**Stored data**.
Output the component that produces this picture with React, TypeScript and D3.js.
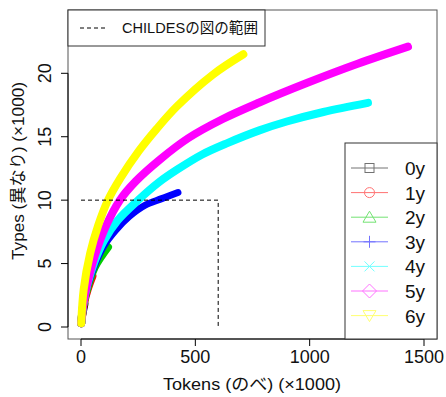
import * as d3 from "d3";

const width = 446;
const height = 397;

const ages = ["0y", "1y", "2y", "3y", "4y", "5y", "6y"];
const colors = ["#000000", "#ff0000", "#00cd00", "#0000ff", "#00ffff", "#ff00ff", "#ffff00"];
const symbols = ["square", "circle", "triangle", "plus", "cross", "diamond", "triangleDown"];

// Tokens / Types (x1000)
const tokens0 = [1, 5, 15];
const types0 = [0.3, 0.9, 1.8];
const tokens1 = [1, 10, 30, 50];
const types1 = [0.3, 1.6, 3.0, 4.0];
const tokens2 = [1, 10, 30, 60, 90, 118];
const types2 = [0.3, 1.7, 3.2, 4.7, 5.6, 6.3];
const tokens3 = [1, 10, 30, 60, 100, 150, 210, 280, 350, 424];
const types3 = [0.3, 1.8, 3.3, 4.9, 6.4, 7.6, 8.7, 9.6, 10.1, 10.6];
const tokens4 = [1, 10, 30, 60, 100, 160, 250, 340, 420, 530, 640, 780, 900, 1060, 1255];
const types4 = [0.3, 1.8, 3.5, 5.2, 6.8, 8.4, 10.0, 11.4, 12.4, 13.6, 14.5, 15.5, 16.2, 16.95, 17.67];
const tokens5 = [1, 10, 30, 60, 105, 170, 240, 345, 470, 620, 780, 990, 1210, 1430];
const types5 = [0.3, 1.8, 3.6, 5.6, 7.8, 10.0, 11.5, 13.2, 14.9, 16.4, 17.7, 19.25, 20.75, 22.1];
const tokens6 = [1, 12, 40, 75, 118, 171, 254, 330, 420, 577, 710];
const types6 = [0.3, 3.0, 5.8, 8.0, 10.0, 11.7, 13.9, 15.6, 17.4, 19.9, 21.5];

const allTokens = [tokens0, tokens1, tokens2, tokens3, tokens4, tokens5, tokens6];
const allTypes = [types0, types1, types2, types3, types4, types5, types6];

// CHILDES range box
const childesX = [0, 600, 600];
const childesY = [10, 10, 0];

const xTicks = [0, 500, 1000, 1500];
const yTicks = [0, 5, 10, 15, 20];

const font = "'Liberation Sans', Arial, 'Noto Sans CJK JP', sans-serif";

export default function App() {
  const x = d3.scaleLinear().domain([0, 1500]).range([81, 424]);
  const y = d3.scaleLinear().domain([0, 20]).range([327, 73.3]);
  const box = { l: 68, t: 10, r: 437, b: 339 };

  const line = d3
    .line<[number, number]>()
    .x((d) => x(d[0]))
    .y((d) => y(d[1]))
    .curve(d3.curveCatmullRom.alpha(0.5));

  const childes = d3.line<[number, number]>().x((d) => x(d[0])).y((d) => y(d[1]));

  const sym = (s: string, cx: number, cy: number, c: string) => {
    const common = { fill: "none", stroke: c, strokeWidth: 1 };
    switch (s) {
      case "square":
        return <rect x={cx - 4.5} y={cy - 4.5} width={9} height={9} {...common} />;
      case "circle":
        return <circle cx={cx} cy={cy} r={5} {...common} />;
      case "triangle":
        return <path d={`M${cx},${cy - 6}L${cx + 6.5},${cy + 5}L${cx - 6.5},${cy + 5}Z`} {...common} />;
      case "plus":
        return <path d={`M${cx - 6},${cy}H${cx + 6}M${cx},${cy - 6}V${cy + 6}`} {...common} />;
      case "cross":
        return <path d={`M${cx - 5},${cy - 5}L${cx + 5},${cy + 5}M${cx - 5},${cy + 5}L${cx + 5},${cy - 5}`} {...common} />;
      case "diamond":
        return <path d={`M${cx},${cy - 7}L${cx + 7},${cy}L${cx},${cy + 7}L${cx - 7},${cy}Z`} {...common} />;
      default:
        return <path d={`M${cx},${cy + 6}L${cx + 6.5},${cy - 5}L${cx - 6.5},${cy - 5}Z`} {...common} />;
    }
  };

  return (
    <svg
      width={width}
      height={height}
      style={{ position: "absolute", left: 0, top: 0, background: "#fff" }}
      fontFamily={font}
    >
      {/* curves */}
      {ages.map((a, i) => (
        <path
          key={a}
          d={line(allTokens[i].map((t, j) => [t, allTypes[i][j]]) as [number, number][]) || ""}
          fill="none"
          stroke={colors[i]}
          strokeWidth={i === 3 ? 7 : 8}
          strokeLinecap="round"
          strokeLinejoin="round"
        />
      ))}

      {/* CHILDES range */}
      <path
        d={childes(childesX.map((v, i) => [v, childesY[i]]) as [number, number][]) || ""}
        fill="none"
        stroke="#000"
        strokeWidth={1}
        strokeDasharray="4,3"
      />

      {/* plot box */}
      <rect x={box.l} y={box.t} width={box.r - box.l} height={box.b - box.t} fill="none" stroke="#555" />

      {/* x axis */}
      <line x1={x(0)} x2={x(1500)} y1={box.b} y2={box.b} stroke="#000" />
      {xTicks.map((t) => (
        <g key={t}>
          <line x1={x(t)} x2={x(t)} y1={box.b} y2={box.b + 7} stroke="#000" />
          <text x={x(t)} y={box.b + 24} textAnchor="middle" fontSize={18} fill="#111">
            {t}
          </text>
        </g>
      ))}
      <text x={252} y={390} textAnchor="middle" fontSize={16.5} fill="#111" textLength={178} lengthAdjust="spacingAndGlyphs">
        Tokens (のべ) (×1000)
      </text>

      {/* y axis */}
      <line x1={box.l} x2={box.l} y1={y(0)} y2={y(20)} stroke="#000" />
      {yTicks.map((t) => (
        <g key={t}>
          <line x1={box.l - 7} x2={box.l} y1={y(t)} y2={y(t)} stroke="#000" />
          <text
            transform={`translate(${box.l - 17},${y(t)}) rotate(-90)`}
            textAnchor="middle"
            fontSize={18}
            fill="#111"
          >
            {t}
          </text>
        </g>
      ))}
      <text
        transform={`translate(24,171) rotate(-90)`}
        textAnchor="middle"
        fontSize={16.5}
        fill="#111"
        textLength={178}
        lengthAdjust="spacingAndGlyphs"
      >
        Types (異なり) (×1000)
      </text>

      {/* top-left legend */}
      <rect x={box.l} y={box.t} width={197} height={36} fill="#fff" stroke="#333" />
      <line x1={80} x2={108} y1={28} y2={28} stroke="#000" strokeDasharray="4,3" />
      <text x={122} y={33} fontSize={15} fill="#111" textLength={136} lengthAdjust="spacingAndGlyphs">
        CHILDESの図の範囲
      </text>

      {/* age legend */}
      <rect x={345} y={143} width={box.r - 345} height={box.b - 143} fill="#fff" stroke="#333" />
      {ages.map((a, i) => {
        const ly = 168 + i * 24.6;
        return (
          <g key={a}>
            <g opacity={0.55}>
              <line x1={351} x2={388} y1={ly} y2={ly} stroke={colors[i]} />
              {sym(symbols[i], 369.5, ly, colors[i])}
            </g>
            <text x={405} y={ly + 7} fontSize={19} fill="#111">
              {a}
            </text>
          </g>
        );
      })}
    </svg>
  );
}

**Problem description**. Repeat the data exactly, dropping every picture it holds.

**Final result**.
Output the component that produces this picture with React, TypeScript and D3.js.
import * as d3 from "d3";

const width = 446;
const height = 397;

const ages = ["0y", "1y", "2y", "3y", "4y", "5y", "6y"];
const colors = ["#000000", "#ff0000", "#00cd00", "#0000ff", "#00ffff", "#ff00ff", "#ffff00"];
const symbols = ["square", "circle", "triangle", "plus", "cross", "diamond", "triangleDown"];

// Tokens / Types (x1000)
const tokens0 = [1, 5, 15];
const types0 = [0.3, 0.9, 1.8];
const tokens1 = [1, 10, 30, 50];
const types1 = [0.3, 1.6, 3.0, 4.0];
const tokens2 = [1, 10, 30, 60, 90, 118];
const types2 = [0.3, 1.7, 3.2, 4.7, 5.6, 6.3];
const tokens3 = [1, 10, 30, 60, 100, 150, 210, 280, 350, 424];
const types3 = [0.3, 1.8, 3.3, 4.9, 6.4, 7.6, 8.7, 9.6, 10.1, 10.6];
const tokens4 = [1, 10, 30, 60, 100, 160, 250, 340, 420, 530, 640, 780, 900, 1060, 1255];
const types4 = [0.3, 1.8, 3.5, 5.2, 6.8, 8.4, 10.0, 11.4, 12.4, 13.6, 14.5, 15.5, 16.2, 16.95, 17.67];
const tokens5 = [1, 10, 30, 60, 105, 170, 240, 345, 470, 620, 780, 990, 1210, 1430];
const types5 = [0.3, 1.8, 3.6, 5.6, 7.8, 10.0, 11.5, 13.2, 14.9, 16.4, 17.7, 19.25, 20.75, 22.1];
const tokens6 = [1, 12, 40, 75, 118, 171, 254, 330, 420, 577, 710];
const types6 = [0.3, 3.0, 5.8, 8.0, 10.0, 11.7, 13.9, 15.6, 17.4, 19.9, 21.5];

const allTokens = [tokens0, tokens1, tokens2, tokens3, tokens4, tokens5, tokens6];
const allTypes = [types0, types1, types2, types3, types4, types5, types6];

// CHILDES range box
const childesX = [0, 600, 600];
const childesY = [10, 10, 0];

const xTicks = [0, 500, 1000, 1500];
const yTicks = [0, 5, 10, 15, 20];

const font = "'Liberation Sans', Arial, 'Noto Sans CJK JP', sans-serif";

export default function App() {
  const x = d3.scaleLinear().domain([0, 1500]).range([81, 424]);
  const y = d3.scaleLinear().domain([0, 20]).range([327, 73.3]);
  const box = { l: 68, t: 10, r: 437, b: 339 };

  const line = d3
    .line<[number, number]>()
    .x((d) => x(d[0]))
    .y((d) => y(d[1]))
    .curve(d3.curveCatmullRom.alpha(0.5));

  const childes = d3.line<[number, number]>().x((d) => x(d[0])).y((d) => y(d[1]));

  const sym = (s: string, cx: number, cy: number, c: string) => {
    const common = { fill: "none", stroke: c, strokeWidth: 1 };
    switch (s) {
      case "square":
        return <rect x={cx - 4.5} y={cy - 4.5} width={9} height={9} {...common} />;
      case "circle":
        return <circle cx={cx} cy={cy} r={5} {...common} />;
      case "triangle":
        return <path d={`M${cx},${cy - 6}L${cx + 6.5},${cy + 5}L${cx - 6.5},${cy + 5}Z`} {...common} />;
      case "plus":
        return <path d={`M${cx - 6},${cy}H${cx + 6}M${cx},${cy - 6}V${cy + 6}`} {...common} />;
      case "cross":
        return <path d={`M${cx - 5},${cy - 5}L${cx + 5},${cy + 5}M${cx - 5},${cy + 5}L${cx + 5},${cy - 5}`} {...common} />;
      case "diamond":
        return <path d={`M${cx},${cy - 7}L${cx + 7},${cy}L${cx},${cy + 7}L${cx - 7},${cy}Z`} {...common} />;
      default:
        return <path d={`M${cx},${cy + 6}L${cx + 6.5},${cy - 5}L${cx - 6.5},${cy - 5}Z`} {...common} />;
    }
  };

  return (
    <svg
      width={width}
      height={height}
      style={{ position: "absolute", left: 0, top: 0, background: "#fff" }}
      fontFamily={font}
    >
      {/* curves */}
      {ages.map((a, i) => (
        <path
          key={a}
          d={line(allTokens[i].map((t, j) => [t, allTypes[i][j]]) as [number, number][]) || ""}
          fill="none"
          stroke={colors[i]}
          strokeWidth={i === 3 ? 7 : 8}
          strokeLinecap="round"
          strokeLinejoin="round"
        />
      ))}

      {/* CHILDES range */}
      <path
        d={childes(childesX.map((v, i) => [v, childesY[i]]) as [number, number][]) || ""}
        fill="none"
        stroke="#000"
        strokeWidth={1}
        strokeDasharray="4,3"
      />

      {/* plot box */}
      <rect x={box.l} y={box.t} width={box.r - box.l} height={box.b - box.t} fill="none" stroke="#555" />

      {/* x axis */}
      <line x1={x(0)} x2={x(1500)} y1={box.b} y2={box.b} stroke="#000" />
      {xTicks.map((t) => (
        <g key={t}>
          <line x1={x(t)} x2={x(t)} y1={box.b} y2={box.b + 7} stroke="#000" />
          <text x={x(t)} y={box.b + 24} textAnchor="middle" fontSize={18} fill="#111">
            {t}
          </text>
        </g>
      ))}
      <text x={252} y={390} textAnchor="middle" fontSize={16.5} fill="#111" textLength={178} lengthAdjust="spacingAndGlyphs">
        Tokens (のべ) (×1000)
      </text>

      {/* y axis */}
      <line x1={box.l} x2={box.l} y1={y(0)} y2={y(20)} stroke="#000" />
      {yTicks.map((t) => (
        <g key={t}>
          <line x1={box.l - 7} x2={box.l} y1={y(t)} y2={y(t)} stroke="#000" />
          <text
            transform={`translate(${box.l - 17},${y(t)}) rotate(-90)`}
            textAnchor="middle"
            fontSize={18}
            fill="#111"
          >
            {t}
          </text>
        </g>
      ))}
      <text
        transform={`translate(24,171) rotate(-90)`}
        textAnchor="middle"
        fontSize={16.5}
        fill="#111"
        textLength={178}
        lengthAdjust="spacingAndGlyphs"
      >
        Types (異なり) (×1000)
      </text>

      {/* top-left legend */}
      <rect x={box.l} y={box.t} width={197} height={36} fill="#fff" stroke="#333" />
      <line x1={80} x2={108} y1={28} y2={28} stroke="#000" strokeDasharray="4,3" />
      <text x={122} y={33} fontSize={15} fill="#111" textLength={136} lengthAdjust="spacingAndGlyphs">
        CHILDESの図の範囲
      </text>

      {/* age legend */}
      <rect x={345} y={143} width={box.r - 345} height={box.b - 143} fill="#fff" stroke="#333" />
      {ages.map((a, i) => {
        const ly = 168 + i * 24.6;
        return (
          <g key={a}>
            <g opacity={0.55}>
              <line x1={351} x2={388} y1={ly} y2={ly} stroke={colors[i]} />
              {sym(symbols[i], 369.5, ly, colors[i])}
            </g>
            <text x={405} y={ly + 7} fontSize={19} fill="#111">
              {a}
            </text>
          </g>
        );
      })}
    </svg>
  );
}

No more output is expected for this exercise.